* [YOUR INSTRUCTIONS] Review the listing and copy each line that holds the word "chart".

* [SUPPLIED MATERIAL]
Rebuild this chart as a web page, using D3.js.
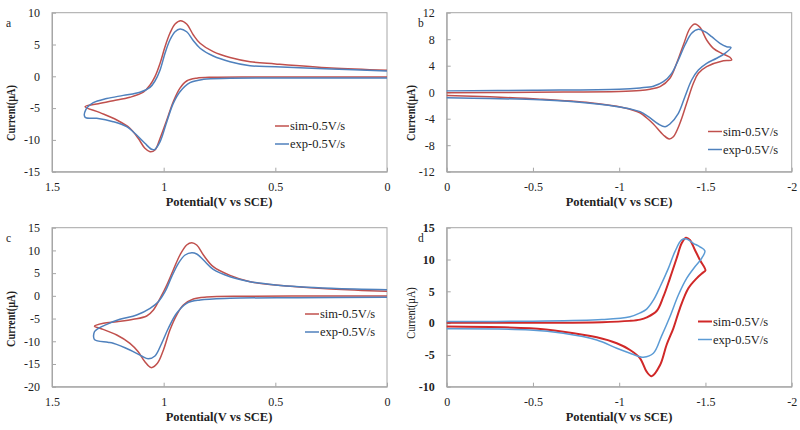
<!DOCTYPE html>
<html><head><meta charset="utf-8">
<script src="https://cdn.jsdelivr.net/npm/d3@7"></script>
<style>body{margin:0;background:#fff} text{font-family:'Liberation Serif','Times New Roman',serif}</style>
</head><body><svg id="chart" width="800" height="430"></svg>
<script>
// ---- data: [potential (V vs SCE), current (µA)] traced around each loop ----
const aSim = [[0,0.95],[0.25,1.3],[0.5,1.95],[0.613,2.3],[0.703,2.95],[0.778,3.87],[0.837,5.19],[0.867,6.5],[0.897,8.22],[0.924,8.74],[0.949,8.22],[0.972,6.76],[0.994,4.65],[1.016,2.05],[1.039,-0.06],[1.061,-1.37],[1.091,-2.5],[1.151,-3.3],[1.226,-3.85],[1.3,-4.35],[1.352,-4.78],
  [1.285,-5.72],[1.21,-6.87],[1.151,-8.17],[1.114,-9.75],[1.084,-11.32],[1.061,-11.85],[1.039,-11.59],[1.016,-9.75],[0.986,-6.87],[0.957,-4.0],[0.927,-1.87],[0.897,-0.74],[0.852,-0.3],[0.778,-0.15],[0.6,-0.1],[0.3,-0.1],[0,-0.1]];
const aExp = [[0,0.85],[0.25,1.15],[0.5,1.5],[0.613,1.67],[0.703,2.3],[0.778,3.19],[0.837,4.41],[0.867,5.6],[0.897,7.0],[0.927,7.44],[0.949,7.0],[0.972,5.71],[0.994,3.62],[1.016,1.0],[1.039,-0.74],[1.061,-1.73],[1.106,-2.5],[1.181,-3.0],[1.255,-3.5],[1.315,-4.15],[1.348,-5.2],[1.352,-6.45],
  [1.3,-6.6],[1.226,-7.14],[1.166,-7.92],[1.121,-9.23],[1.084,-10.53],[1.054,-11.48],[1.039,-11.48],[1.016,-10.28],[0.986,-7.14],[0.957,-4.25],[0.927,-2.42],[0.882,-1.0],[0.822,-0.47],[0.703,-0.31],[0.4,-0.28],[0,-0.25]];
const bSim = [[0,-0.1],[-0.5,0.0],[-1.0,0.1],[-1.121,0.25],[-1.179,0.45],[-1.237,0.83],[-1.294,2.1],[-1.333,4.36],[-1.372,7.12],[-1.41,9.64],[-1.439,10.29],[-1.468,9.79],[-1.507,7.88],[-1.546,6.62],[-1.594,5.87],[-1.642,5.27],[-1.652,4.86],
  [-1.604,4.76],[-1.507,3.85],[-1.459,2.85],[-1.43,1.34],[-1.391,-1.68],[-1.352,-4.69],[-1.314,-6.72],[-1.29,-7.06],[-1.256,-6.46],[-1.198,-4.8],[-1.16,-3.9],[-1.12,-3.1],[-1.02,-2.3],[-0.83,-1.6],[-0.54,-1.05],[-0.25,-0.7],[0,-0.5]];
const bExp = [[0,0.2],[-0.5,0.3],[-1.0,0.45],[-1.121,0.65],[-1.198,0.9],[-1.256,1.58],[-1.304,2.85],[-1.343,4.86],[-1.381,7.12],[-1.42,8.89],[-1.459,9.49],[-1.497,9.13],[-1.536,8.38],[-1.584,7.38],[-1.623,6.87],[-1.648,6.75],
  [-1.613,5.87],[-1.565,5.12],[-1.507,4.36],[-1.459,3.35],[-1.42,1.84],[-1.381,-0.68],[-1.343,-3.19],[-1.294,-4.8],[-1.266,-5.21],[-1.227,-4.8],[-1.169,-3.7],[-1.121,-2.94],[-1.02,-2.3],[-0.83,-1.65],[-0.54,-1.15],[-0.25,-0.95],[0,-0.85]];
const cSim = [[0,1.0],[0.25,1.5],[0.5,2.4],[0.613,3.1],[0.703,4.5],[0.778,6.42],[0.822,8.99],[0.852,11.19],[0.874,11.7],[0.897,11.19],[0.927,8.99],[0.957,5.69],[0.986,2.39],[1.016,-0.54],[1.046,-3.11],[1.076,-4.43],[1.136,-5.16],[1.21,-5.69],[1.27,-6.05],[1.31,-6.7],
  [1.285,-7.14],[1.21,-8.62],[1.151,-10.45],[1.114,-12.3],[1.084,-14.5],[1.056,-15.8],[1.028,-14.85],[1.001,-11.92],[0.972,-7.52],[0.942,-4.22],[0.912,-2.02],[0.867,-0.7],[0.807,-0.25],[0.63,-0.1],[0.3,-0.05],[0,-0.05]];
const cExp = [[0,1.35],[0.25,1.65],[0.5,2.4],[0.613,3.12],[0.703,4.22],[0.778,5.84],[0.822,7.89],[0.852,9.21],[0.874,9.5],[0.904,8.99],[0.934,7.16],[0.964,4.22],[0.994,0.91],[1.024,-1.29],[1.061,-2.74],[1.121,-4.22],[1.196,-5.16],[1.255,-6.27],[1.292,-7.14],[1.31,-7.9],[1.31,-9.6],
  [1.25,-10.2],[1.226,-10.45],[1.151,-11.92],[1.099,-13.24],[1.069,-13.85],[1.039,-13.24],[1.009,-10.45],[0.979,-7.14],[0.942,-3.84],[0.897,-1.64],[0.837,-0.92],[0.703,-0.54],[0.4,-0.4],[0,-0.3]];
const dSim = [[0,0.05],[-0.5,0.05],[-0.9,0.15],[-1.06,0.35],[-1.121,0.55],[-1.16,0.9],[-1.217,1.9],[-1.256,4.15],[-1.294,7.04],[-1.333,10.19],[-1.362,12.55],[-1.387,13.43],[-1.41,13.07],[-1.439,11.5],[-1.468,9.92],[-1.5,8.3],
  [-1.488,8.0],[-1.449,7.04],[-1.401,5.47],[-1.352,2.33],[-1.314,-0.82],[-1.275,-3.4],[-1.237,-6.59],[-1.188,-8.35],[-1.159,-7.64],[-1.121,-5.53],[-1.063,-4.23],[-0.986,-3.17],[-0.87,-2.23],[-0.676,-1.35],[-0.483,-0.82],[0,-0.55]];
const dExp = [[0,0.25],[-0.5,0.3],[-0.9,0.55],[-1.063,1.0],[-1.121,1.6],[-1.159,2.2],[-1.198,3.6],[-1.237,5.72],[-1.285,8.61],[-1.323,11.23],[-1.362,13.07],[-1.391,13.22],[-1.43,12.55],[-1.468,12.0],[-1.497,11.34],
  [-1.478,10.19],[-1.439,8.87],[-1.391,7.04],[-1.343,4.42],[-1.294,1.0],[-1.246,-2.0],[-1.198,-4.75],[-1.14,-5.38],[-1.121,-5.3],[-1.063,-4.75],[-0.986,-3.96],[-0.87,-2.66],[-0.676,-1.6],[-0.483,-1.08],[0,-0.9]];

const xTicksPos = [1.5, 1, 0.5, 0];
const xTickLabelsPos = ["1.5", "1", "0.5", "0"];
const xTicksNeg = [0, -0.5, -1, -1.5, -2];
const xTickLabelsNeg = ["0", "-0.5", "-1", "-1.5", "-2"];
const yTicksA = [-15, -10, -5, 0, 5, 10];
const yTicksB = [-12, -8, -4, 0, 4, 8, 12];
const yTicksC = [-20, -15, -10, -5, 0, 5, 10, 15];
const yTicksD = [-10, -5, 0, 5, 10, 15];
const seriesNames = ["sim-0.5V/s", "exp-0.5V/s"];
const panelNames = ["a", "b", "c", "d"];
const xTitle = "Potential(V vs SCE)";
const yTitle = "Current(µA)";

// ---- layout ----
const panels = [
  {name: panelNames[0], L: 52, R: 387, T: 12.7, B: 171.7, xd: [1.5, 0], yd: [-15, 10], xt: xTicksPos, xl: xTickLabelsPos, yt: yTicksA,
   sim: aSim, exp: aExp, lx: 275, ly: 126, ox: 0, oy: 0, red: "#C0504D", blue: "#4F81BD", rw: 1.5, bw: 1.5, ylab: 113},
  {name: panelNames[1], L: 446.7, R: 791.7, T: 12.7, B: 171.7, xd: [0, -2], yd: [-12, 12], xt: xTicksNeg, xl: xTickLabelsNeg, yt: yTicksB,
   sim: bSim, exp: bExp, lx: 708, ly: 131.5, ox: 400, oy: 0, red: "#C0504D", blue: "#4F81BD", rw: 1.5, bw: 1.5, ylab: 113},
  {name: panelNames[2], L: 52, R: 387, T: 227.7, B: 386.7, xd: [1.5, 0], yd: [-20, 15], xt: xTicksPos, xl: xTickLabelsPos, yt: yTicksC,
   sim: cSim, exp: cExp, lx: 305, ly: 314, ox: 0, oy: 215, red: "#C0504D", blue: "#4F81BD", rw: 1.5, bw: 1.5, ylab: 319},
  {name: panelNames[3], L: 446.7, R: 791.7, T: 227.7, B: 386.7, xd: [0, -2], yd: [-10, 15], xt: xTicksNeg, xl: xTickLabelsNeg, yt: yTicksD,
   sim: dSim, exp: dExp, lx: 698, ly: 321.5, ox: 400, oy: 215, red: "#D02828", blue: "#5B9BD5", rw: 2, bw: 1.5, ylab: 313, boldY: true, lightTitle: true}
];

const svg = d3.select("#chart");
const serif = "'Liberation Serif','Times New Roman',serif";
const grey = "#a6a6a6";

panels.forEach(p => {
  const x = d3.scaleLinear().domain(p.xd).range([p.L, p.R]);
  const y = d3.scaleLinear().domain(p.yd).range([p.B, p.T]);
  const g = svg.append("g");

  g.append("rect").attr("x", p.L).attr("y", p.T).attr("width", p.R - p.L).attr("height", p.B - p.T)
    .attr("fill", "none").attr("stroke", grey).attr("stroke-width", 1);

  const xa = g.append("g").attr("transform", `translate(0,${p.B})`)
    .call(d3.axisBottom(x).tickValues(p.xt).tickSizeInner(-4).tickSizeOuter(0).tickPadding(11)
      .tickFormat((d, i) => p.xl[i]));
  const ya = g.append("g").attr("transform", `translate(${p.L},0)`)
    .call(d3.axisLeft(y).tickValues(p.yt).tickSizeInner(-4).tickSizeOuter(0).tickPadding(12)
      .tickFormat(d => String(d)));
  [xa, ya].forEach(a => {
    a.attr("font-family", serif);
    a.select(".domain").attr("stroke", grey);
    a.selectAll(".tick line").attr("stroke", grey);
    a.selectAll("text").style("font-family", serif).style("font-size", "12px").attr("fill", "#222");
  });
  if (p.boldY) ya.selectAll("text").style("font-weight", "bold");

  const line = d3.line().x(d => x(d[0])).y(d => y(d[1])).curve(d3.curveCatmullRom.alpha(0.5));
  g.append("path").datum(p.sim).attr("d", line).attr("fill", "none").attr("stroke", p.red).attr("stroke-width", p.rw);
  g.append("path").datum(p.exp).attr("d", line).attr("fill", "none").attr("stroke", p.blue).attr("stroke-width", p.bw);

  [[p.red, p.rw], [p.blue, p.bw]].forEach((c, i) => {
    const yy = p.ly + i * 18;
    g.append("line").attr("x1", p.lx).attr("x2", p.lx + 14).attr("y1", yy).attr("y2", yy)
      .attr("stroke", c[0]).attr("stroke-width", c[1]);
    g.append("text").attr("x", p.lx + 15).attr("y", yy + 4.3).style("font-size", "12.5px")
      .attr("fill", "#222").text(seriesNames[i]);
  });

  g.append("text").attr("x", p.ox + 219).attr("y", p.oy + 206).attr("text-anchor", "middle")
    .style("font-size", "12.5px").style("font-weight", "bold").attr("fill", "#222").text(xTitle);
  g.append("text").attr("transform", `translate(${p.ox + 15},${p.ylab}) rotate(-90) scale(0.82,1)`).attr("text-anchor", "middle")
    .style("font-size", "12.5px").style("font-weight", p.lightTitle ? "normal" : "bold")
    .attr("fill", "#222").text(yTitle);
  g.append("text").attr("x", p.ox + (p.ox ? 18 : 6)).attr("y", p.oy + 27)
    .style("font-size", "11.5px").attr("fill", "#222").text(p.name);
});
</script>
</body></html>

* [WRITTEN SOLUTION]
Rebuild this chart as a web page, using D3.js.
</head><body><svg id="chart" width="800" height="430"></svg>
const svg = d3.select("#chart");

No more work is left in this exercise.